■ **Directions**: Carry none of the pictures over; set down the material below exactly.

--- Start Data provided ---

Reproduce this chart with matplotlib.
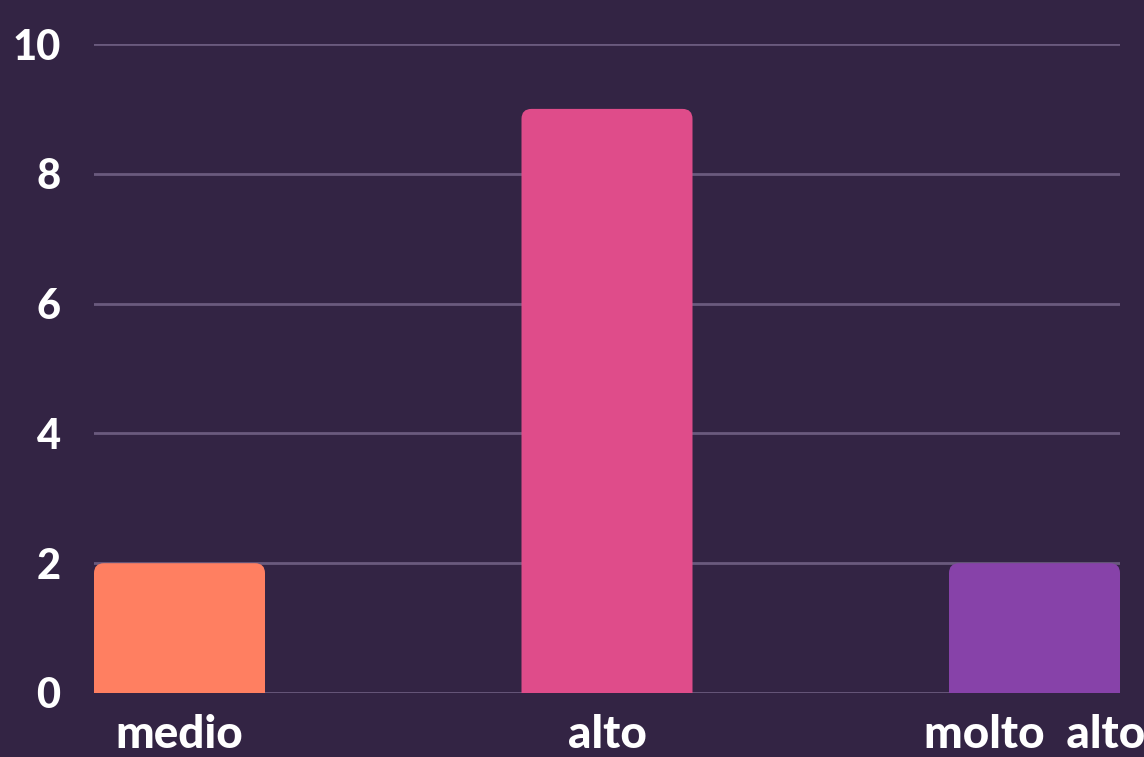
import matplotlib
matplotlib.use("Agg")
import matplotlib.pyplot as plt
from matplotlib.path import Path
from matplotlib.patches import PathPatch

categories = ["medio", "alto", "molto  alto"]
values = [2, 9, 2]
colors = ["#FF7F61", "#DF4C8A", "#8742A9"]
yticks = [0, 2, 4, 6, 8, 10]

BG = "#332444"
GRID = "#6A5A7E"

W, H, DPI = 1144, 757, 100
fig = plt.figure(figsize=(W / DPI, H / DPI), dpi=DPI, facecolor=BG)
ax = fig.add_axes([94 / W, 64 / H, (1120 - 94) / W, (693 - 44) / H], facecolor=BG)

bar_w = 0.4
ax.set_xlim(-0.2, 2.2)
ax.set_ylim(0, 10)

# corner radius in pixels -> data units
r_px = 10
rx = r_px * 2.4 / (1120 - 94)
ry = r_px * 10 / (693 - 44)


def rounded_top_bar(x, h, w, color):
    x0, x1 = x - w / 2, x + w / 2
    verts = [
        (x0, 0), (x0, h - ry), (x0, h), (x0 + rx, h),
        (x1 - rx, h), (x1, h), (x1, h - ry), (x1, 0), (x0, 0),
    ]
    codes = [
        Path.MOVETO, Path.LINETO, Path.CURVE3, Path.CURVE3,
        Path.LINETO, Path.CURVE3, Path.CURVE3, Path.LINETO, Path.CLOSEPOLY,
    ]
    ax.add_patch(PathPatch(Path(verts, codes), facecolor=color, edgecolor="none", zorder=3))


for i, (v, c) in enumerate(zip(values, colors)):
    rounded_top_bar(i, v, bar_w, c)

for y in yticks:
    ax.axhline(y, color=GRID, lw=2, zorder=1)

for s in ax.spines.values():
    s.set_visible(False)

font = ["Lato", "DejaVu Sans"]
ax.set_yticks(yticks)
ax.set_yticklabels([str(t) for t in yticks], fontsize=30, fontweight="black",
                   color="white", family=font)
ax.tick_params(axis="y", length=0, pad=24)
ax.set_xticks(range(len(categories)))
ax.set_xticklabels(categories, fontsize=33, fontweight="black", color="white", family=font)
ax.tick_params(axis="x", length=0, pad=15)

fig.savefig("out.png", dpi=DPI, facecolor=BG)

--- End Data provided ---

■ **Task solution**:
Reproduce this chart with matplotlib.
import matplotlib
matplotlib.use("Agg")
import matplotlib.pyplot as plt
from matplotlib.path import Path
from matplotlib.patches import PathPatch

categories = ["medio", "alto", "molto  alto"]
values = [2, 9, 2]
colors = ["#FF7F61", "#DF4C8A", "#8742A9"]
yticks = [0, 2, 4, 6, 8, 10]

BG = "#332444"
GRID = "#6A5A7E"

W, H, DPI = 1144, 757, 100
fig = plt.figure(figsize=(W / DPI, H / DPI), dpi=DPI, facecolor=BG)
ax = fig.add_axes([94 / W, 64 / H, (1120 - 94) / W, (693 - 44) / H], facecolor=BG)

bar_w = 0.4
ax.set_xlim(-0.2, 2.2)
ax.set_ylim(0, 10)

# corner radius in pixels -> data units
r_px = 10
rx = r_px * 2.4 / (1120 - 94)
ry = r_px * 10 / (693 - 44)


def rounded_top_bar(x, h, w, color):
    x0, x1 = x - w / 2, x + w / 2
    verts = [
        (x0, 0), (x0, h - ry), (x0, h), (x0 + rx, h),
        (x1 - rx, h), (x1, h), (x1, h - ry), (x1, 0), (x0, 0),
    ]
    codes = [
        Path.MOVETO, Path.LINETO, Path.CURVE3, Path.CURVE3,
        Path.LINETO, Path.CURVE3, Path.CURVE3, Path.LINETO, Path.CLOSEPOLY,
    ]
    ax.add_patch(PathPatch(Path(verts, codes), facecolor=color, edgecolor="none", zorder=3))


for i, (v, c) in enumerate(zip(values, colors)):
    rounded_top_bar(i, v, bar_w, c)

for y in yticks:
    ax.axhline(y, color=GRID, lw=2, zorder=1)

for s in ax.spines.values():
    s.set_visible(False)

font = ["Lato", "DejaVu Sans"]
ax.set_yticks(yticks)
ax.set_yticklabels([str(t) for t in yticks], fontsize=30, fontweight="black",
                   color="white", family=font)
ax.tick_params(axis="y", length=0, pad=24)
ax.set_xticks(range(len(categories)))
ax.set_xticklabels(categories, fontsize=33, fontweight="black", color="white", family=font)
ax.tick_params(axis="x", length=0, pad=15)

fig.savefig("out.png", dpi=DPI, facecolor=BG)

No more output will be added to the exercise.